In 2025, the global wave of dam retrofitting is accelerating—but even the most well-funded projects are facing a quietly recurring issue: water leakage through joints that were either poorly sealed or never upgraded. Across India, Southeast Asia, the U.S., and parts of Europe, engineering teams have reported that despite structural reinforcements and instrumentation upgrades, gravity dams continue to suffer from chronic seepage. The common culprit? Inadequate joint sealing systems that fail under modern hydrostatic loads and thermal stress.
What are the main causes of leakage in concrete dam retrofits and how do joint sealing failures contribute?

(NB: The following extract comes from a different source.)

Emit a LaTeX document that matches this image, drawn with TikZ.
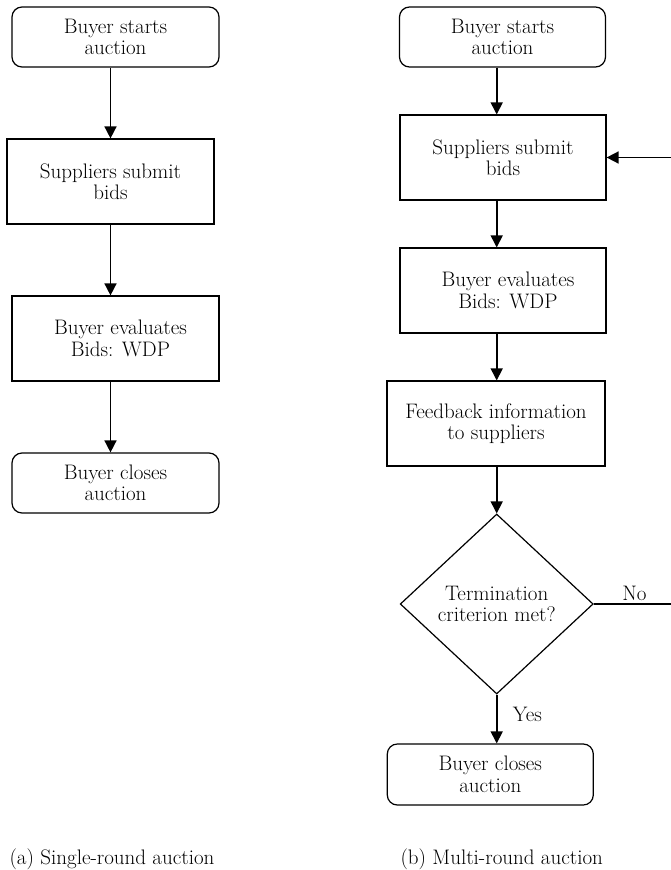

While structural fatigue and outdated spillway capacity often dominate the retrofit agenda, the reality is that many dams fail at their seams—specifically, the joints between concrete blocks or lifts. In older gravity dams built before the 1980s, construction joints were often sealed using rigid PVC waterstops or grouted profiles. Over time, these materials degrade, harden, or separate due to joint movement, concrete shrinkage, or chemical attack from waterborne contaminants. The result is a clear seepage path along the joint line, which compromises both internal galleries and downstream faces.

Modern retrofits often make the mistake of reinforcing the structure while leaving outdated or degraded joint sealing systems in place. Because joint leakage may not immediately threaten structural integrity, it is sometimes deprioritized. But engineers warn that this short-term oversight leads to long-term costs: internal erosion, damp instrumentation tunnels, corrosion of steel reinforcement, freeze-thaw cracking in colder regions, and loss of stored water volume—all stemming from joints that were not properly resealed.
In addition, gravity dam retrofits must contend with irregular joint geometries caused by settlement or earlier patchwork maintenance. Traditional sealing products, like rigid PVC waterstops, require smooth, uniform concrete interfaces to bond effectively. When applied to aged or uneven surfaces, they fail to form a complete seal. Leakage may remain invisible for months or years, surfacing only during full reservoir conditions or seasonal changes, when pressure and temperature extremes widen gaps in the joint profile.
How are new joint sealing technologies solving the leakage problem in gravity dam rehabilitation?
A new generation of sealing systems is now emerging to address the limitations of legacy waterstop technologies. Hydrophilic rubber strips, for example, expand in contact with water, actively sealing microcracks and voids in joint lines. When bonded with epoxy adhesives, these materials form a flexible barrier that adapts to thermal expansion, joint movement, and minor settlement—conditions that would compromise older rigid profiles.
More advanced systems include injectable polyurethane-based joint seals that conform to irregular geometries, as well as modular sealing profiles installed into pre-cut grooves or cavities. These are particularly useful in retrofit scenarios where access is limited and precision work is required inside inspection galleries or narrow lift joints. Their ease of installation and compatibility with aged concrete make them highly attractive to engineering contractors working under tight dam safety timelines.
Simulation-based tools are also improving how joint sealing is designed and executed. Modern dam rehabilitation plans now include finite element models that simulate joint behavior under variable reservoir pressures, thermal gradients, and seismic stress. These models help identify the locations most susceptible to leakage and recommend appropriate sealing strategies—before the contractor ever sets foot on site.
In major programs like India’s Dam Rehabilitation and Improvement Project (DRIP), joint sealing is increasingly being integrated into baseline technical specifications. Rather than treating leakage as a secondary concern, these programs now view watertight integrity as a performance indicator on par with energy generation or spillway safety. That shift in priority is reshaping procurement, design standards, and post-construction inspection protocols across public-sector hydro infrastructure.
What are the long-term risks of ignoring joint sealing during dam retrofits?
Engineers and dam operators are clear: retrofitting a dam without addressing its joint sealing is like installing new locks on a house with broken windows. Leakage not only undermines hydraulic performance but introduces hidden vulnerabilities. In some older dams, seepage into inspection galleries has damaged electrical systems and monitoring sensors, delaying early warning alerts and maintenance operations. In cold climates, water ingress freezes and expands, causing concrete to spall and steel to rust—amplifying repair needs and safety risks.
Financially, repeated maintenance cycles due to joint leakage can far outweigh the upfront cost of installing high-performance waterstop systems during rehabilitation. For publicly funded dam upgrades, this adds pressure on civil works contractors and government agencies to deliver not just structural improvements, but truly watertight performance over a 25–50 year horizon.
Looking forward, climate-driven variability in reservoir inflows, temperature extremes, and seismic activity will place more stress on dam structures. Joints that were considered “sealed enough” under historical conditions may no longer be fit for purpose. As dam infrastructure becomes more essential to water security and grid stability, joint sealing must be treated not as a waterproofing afterthought, but as a core part of future-proof engineering.